━━ Material ━━

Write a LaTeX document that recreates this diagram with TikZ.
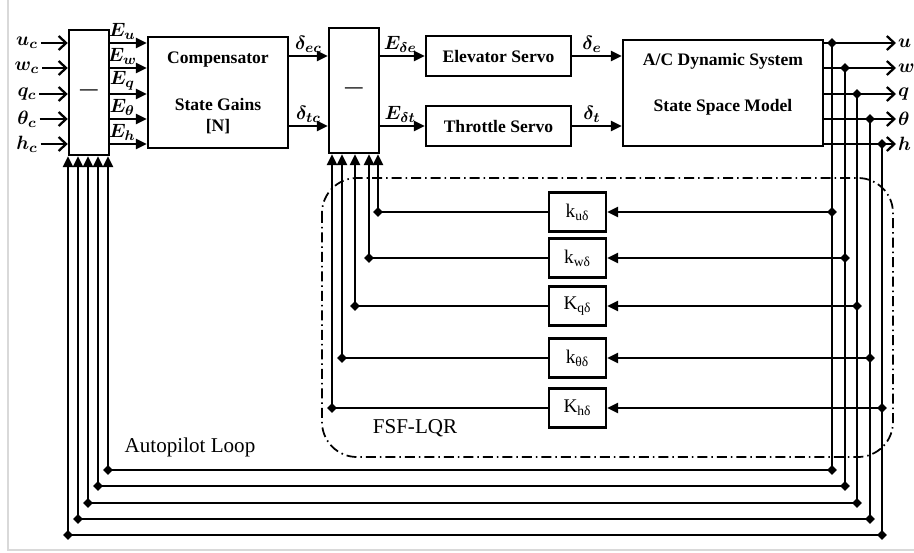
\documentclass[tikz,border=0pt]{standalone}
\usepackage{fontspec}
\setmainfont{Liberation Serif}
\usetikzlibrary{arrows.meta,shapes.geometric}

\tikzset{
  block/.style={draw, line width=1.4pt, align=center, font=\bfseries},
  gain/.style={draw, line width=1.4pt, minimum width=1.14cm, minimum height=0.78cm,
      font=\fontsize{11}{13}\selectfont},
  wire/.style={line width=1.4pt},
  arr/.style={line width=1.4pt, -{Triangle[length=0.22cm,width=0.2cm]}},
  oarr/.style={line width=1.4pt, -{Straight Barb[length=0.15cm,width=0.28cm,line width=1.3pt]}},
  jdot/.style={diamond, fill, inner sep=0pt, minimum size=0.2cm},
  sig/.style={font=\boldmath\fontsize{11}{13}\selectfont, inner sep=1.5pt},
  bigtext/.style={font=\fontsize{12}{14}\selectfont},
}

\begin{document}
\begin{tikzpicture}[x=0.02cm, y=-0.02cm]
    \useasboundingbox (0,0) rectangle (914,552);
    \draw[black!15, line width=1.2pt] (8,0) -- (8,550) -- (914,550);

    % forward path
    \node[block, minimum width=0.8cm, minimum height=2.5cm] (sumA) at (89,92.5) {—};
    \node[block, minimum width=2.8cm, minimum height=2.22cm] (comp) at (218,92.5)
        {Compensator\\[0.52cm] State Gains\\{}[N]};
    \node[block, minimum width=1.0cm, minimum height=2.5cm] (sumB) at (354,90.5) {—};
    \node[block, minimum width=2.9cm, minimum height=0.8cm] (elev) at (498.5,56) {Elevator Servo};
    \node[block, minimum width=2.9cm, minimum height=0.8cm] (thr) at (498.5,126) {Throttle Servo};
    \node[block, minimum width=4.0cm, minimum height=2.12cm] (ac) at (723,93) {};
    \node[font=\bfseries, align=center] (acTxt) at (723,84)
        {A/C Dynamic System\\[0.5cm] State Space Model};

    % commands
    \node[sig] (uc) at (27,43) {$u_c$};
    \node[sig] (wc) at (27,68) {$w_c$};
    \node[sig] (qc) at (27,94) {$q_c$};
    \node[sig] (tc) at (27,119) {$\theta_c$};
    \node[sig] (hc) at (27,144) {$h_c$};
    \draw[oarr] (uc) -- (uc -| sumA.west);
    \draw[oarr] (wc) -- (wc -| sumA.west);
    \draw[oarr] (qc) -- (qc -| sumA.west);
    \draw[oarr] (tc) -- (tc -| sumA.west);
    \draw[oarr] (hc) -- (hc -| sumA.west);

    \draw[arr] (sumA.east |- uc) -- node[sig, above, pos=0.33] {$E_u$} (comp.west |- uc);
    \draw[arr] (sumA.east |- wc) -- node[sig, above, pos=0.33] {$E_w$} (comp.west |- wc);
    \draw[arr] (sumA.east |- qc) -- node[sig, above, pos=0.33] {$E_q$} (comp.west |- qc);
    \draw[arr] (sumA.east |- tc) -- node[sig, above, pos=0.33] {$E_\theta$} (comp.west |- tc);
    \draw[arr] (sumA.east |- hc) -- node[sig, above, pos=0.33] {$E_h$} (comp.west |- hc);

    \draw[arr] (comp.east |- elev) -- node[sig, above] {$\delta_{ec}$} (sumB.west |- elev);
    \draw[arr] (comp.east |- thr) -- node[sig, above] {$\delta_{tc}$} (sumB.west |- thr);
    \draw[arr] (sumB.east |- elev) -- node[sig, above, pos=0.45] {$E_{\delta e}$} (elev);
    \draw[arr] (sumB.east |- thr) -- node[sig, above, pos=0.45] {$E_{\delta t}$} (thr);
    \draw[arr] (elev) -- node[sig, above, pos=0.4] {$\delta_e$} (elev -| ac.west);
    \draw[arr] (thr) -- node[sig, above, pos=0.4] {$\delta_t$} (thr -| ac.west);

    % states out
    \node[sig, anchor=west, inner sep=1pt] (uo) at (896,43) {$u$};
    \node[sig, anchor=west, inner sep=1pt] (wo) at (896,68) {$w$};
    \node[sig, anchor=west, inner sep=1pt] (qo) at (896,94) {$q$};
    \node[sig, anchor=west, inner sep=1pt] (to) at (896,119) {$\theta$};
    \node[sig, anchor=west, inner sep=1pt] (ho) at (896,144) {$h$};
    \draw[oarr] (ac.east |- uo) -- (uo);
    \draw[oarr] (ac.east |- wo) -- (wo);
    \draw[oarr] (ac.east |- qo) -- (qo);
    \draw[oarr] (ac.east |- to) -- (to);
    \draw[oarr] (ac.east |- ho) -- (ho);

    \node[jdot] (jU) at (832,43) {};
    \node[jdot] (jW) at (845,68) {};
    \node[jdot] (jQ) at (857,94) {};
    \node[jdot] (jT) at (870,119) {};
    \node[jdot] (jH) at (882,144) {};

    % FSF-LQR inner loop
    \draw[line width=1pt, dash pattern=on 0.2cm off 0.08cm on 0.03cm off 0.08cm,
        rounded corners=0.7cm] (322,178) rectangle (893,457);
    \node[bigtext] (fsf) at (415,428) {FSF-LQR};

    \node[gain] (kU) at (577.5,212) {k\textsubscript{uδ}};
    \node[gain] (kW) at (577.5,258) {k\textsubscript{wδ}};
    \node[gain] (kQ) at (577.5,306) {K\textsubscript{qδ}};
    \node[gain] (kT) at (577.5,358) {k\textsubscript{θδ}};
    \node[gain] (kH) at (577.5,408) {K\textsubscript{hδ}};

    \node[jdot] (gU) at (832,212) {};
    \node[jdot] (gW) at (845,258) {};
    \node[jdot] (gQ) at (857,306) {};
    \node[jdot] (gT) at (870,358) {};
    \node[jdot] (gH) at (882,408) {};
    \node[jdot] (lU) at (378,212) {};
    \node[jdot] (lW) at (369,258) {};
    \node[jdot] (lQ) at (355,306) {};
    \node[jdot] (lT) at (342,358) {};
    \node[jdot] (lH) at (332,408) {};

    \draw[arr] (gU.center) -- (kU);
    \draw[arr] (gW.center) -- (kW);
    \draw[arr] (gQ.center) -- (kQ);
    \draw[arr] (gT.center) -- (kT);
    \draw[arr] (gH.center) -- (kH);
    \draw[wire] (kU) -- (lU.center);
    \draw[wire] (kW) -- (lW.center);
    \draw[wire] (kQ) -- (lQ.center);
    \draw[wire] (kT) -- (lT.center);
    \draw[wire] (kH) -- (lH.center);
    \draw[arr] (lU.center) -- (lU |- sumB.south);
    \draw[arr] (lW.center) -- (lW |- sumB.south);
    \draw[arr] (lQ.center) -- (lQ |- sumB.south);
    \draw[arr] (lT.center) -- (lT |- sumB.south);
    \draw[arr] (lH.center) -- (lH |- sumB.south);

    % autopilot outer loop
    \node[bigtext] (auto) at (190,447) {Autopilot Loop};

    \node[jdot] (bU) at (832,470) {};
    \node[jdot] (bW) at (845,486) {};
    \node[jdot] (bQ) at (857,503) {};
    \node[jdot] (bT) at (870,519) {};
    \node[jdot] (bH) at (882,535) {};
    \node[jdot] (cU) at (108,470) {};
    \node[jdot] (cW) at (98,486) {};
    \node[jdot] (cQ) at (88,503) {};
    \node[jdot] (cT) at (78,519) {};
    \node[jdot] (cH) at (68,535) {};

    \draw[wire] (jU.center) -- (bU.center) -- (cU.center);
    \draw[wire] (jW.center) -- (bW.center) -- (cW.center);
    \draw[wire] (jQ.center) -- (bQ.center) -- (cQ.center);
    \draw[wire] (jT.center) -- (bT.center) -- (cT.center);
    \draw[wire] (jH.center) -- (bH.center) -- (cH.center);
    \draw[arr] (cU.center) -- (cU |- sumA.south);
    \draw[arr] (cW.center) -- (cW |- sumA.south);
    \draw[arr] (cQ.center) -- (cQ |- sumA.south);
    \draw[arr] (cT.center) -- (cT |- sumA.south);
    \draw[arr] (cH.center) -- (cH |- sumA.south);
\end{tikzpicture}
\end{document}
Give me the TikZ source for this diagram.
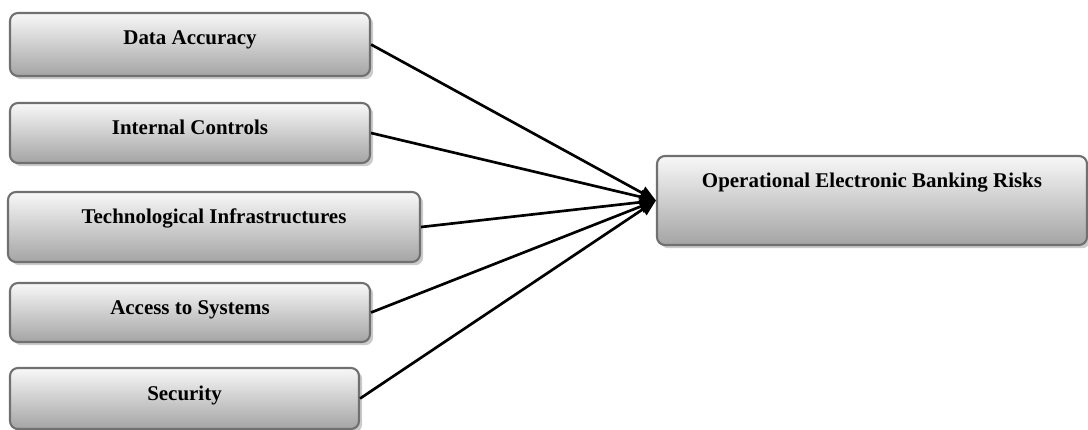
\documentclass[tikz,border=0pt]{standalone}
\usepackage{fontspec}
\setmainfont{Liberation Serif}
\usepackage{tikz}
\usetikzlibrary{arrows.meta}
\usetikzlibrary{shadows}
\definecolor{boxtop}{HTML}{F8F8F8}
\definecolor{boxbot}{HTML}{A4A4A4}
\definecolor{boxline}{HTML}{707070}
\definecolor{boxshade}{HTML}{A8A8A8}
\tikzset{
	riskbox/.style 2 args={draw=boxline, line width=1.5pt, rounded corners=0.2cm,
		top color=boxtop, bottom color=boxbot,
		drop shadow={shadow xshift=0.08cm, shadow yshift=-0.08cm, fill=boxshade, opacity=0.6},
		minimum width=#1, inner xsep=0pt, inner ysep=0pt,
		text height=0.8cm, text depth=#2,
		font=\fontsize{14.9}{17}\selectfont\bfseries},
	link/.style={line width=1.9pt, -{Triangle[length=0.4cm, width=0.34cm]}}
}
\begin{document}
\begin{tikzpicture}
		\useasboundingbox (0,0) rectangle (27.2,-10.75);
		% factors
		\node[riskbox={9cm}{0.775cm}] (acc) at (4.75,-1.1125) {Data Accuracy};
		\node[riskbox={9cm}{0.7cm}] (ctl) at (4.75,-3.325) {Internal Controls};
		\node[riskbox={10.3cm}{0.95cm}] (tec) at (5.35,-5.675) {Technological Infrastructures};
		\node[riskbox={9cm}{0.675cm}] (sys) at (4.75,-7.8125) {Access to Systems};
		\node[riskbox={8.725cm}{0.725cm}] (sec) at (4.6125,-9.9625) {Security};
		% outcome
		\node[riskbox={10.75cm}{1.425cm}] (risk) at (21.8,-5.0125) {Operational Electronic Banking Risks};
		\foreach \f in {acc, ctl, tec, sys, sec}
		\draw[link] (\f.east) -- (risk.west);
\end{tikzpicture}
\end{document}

━━━

**Problem statement**
Leaving the pictures out, set down exactly the lines from the one with "Give me the TikZ source for this diagram." through the end of the records.

**Written response**
Give me the TikZ source for this diagram.
\documentclass[tikz,border=0pt]{standalone}
\usepackage{fontspec}
\setmainfont{Liberation Serif}
\usepackage{tikz}
\usetikzlibrary{arrows.meta}
\usetikzlibrary{shadows}
\definecolor{boxtop}{HTML}{F8F8F8}
\definecolor{boxbot}{HTML}{A4A4A4}
\definecolor{boxline}{HTML}{707070}
\definecolor{boxshade}{HTML}{A8A8A8}
\tikzset{
	riskbox/.style 2 args={draw=boxline, line width=1.5pt, rounded corners=0.2cm,
		top color=boxtop, bottom color=boxbot,
		drop shadow={shadow xshift=0.08cm, shadow yshift=-0.08cm, fill=boxshade, opacity=0.6},
		minimum width=#1, inner xsep=0pt, inner ysep=0pt,
		text height=0.8cm, text depth=#2,
		font=\fontsize{14.9}{17}\selectfont\bfseries},
	link/.style={line width=1.9pt, -{Triangle[length=0.4cm, width=0.34cm]}}
}
\begin{document}
\begin{tikzpicture}
		\useasboundingbox (0,0) rectangle (27.2,-10.75);
		% factors
		\node[riskbox={9cm}{0.775cm}] (acc) at (4.75,-1.1125) {Data Accuracy};
		\node[riskbox={9cm}{0.7cm}] (ctl) at (4.75,-3.325) {Internal Controls};
		\node[riskbox={10.3cm}{0.95cm}] (tec) at (5.35,-5.675) {Technological Infrastructures};
		\node[riskbox={9cm}{0.675cm}] (sys) at (4.75,-7.8125) {Access to Systems};
		\node[riskbox={8.725cm}{0.725cm}] (sec) at (4.6125,-9.9625) {Security};
		% outcome
		\node[riskbox={10.75cm}{1.425cm}] (risk) at (21.8,-5.0125) {Operational Electronic Banking Risks};
		\foreach \f in {acc, ctl, tec, sys, sec}
		\draw[link] (\f.east) -- (risk.west);
\end{tikzpicture}
\end{document}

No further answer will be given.